Symbolism is the mature or ripened aspect of art, and if symbolism is used at the time when art is only beginning to develop, it is a drawback; then this art will not flourish. When art is in its infancy it should not touch symbolism, for symbolism should appear as the result of a natural development. It is an inspiration; it becomes natural when the artist becomes natural; then everything he does has a symbolical meaning. But when the artist begins by thinking, "I must apply some symbolism", then he destroys his art. Symbolism should come by itself.. It is not something that one can study or learn; it is nature's language, it is spiritual inspiration, it is in itself revelation. And when a person has spent his life developing his thought and feeling it springs forth naturally, since it is a divine spring of beauty.
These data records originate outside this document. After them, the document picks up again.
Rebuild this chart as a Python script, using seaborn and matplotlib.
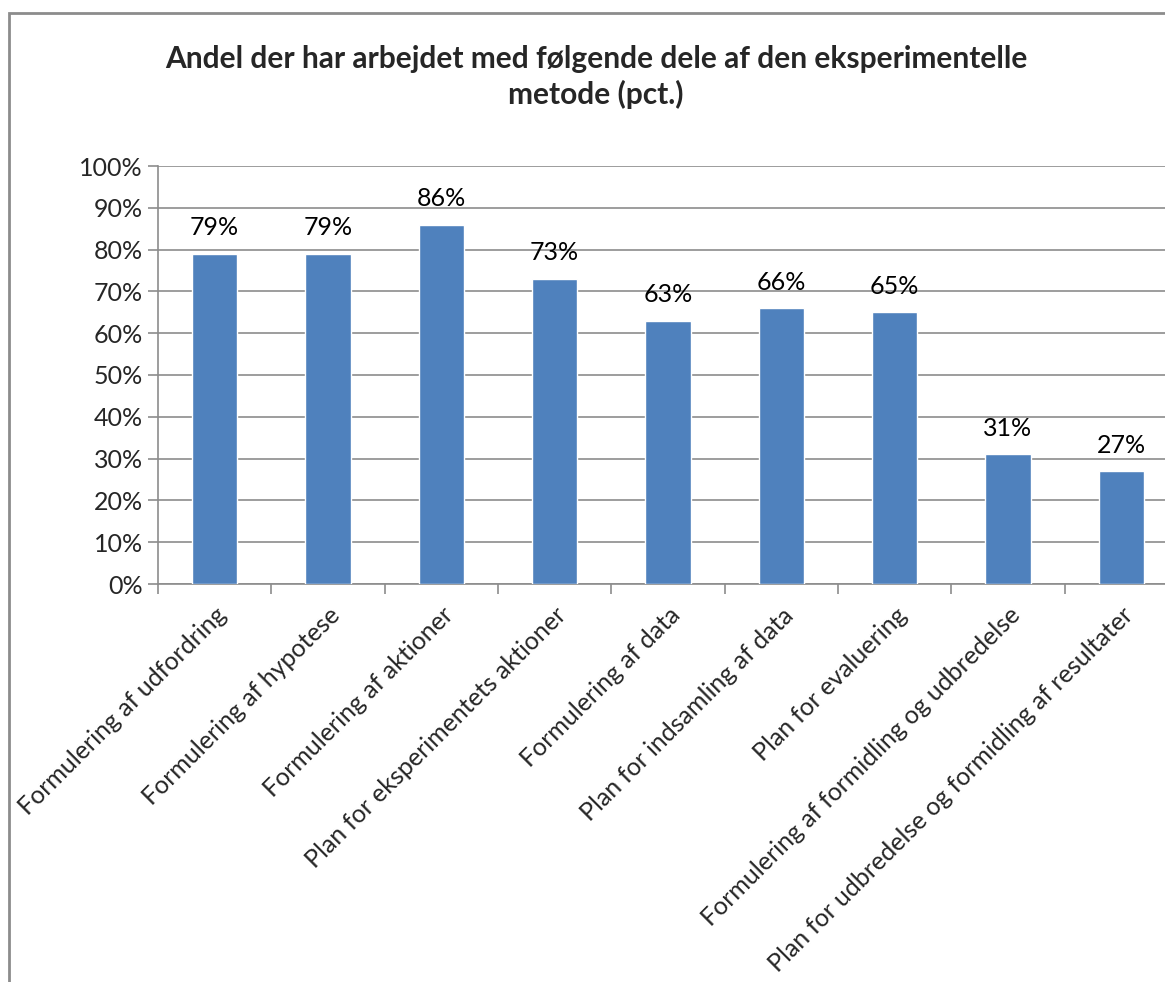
import matplotlib
matplotlib.use("Agg")
import matplotlib.pyplot as plt
import matplotlib.patches as mpatches
import seaborn as sns
import pandas as pd

# data
categories = [
    "Formulering af udfordring",
    "Formulering af hypotese",
    "Formulering af aktioner",
    "Plan for eksperimentets aktioner",
    "Formulering af data",
    "Plan for indsamling af data",
    "Plan for evaluering",
    "Formulering af formidling og udbredelse",
    "Plan for udbredelse og formidling af resultater",
]
values = [79, 79, 86, 73, 63, 66, 65, 31, 27]
yticks = [0, 10, 20, 30, 40, 50, 60, 70, 80, 90, 100]

df = pd.DataFrame({"del": categories, "pct": values})

sns.set_style("white")
plt.rcParams["font.family"] = ["Lato", "DejaVu Sans"]

fig = plt.figure(figsize=(11.65, 9.82), dpi=100)
ax = fig.add_axes([158 / 1165, 1 - 584 / 982, 1020 / 1165, 418 / 982])

sns.barplot(data=df, x="del", y="pct", color="#4F81BD", width=0.4,
            saturation=1, ax=ax, zorder=3)

# value labels above bars
for i, v in enumerate(values):
    ax.text(i, v + 6.2, f"{v}%", ha="center", va="center", fontsize=18,
            color="black")

ax.set_ylim(0, 100)
ax.set_xlim(-0.5, len(categories) - 0.5)
ax.set_yticks(yticks)
ax.set_yticklabels([f"{t}%" for t in yticks], fontsize=18)
ax.yaxis.grid(True, color="#8C8C8C", linewidth=1.2, zorder=0)
ax.tick_params(axis="y", which="both", length=7, width=1.2, color="#8C8C8C",
               direction="out", left=True, pad=4)

# ticks between categories, labels at bar centres
ax.set_xticks([i - 0.5 for i in range(len(categories) + 1)])
ax.set_xticklabels([])
ax.set_xticks(range(len(categories)), minor=True)
ax.set_xticklabels(categories, minor=True, rotation=45, ha="right",
                   rotation_mode="anchor", fontsize=18)
ax.tick_params(axis="x", which="major", length=7, width=1.2, color="#8C8C8C",
               direction="out", bottom=True)
ax.tick_params(axis="x", which="minor", length=0, pad=14)

ax.set_xlabel("")
ax.set_ylabel("")
for side in ["top", "right"]:
    ax.spines[side].set_visible(False)
for side in ["left", "bottom"]:
    ax.spines[side].set_color("#8C8C8C")
    ax.spines[side].set_linewidth(1.2)

fig.text(596 / 1165, 1 - 77 / 982,
         "Andel der har arbejdet med følgende dele af den eksperimentelle\nmetode (pct.)",
         ha="center", va="center", fontsize=21.5, fontweight="bold",
         linespacing=1.3)

# outer chart frame
fig.patches.append(mpatches.Rectangle((9 / 1165, -0.01), 1.2, 1 - 13 / 982 + 0.01,
                                      transform=fig.transFigure, fill=False,
                                      edgecolor="#8C8C8C", linewidth=2))

fig.savefig("out.png", dpi=100)
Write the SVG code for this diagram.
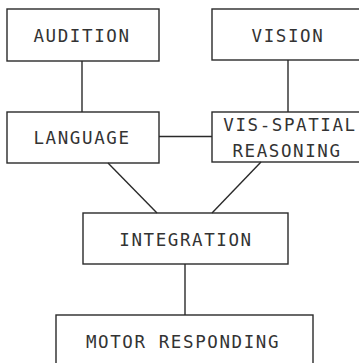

Then alone the artist is entitled to produce symbolism in his art.

Symbology expresses ideas which are complex and on which one has to ponder, but it has nothing to do with deformity, for deformity will never bring us higher thoughts. No doubt when there is a continual striving to produce something new, this will sooner or later have a result and will bring art up to a higher level; and perhaps that will be a step forward in evolution. But it will not come very soon. Evolution sometimes takes a wrong direction and sometimes a right direction, though in the end it will surely reach its destination. At the same time, the artist could find the way to bring about that result sooner, if he would only keep his thoughts more in the spiritual realm.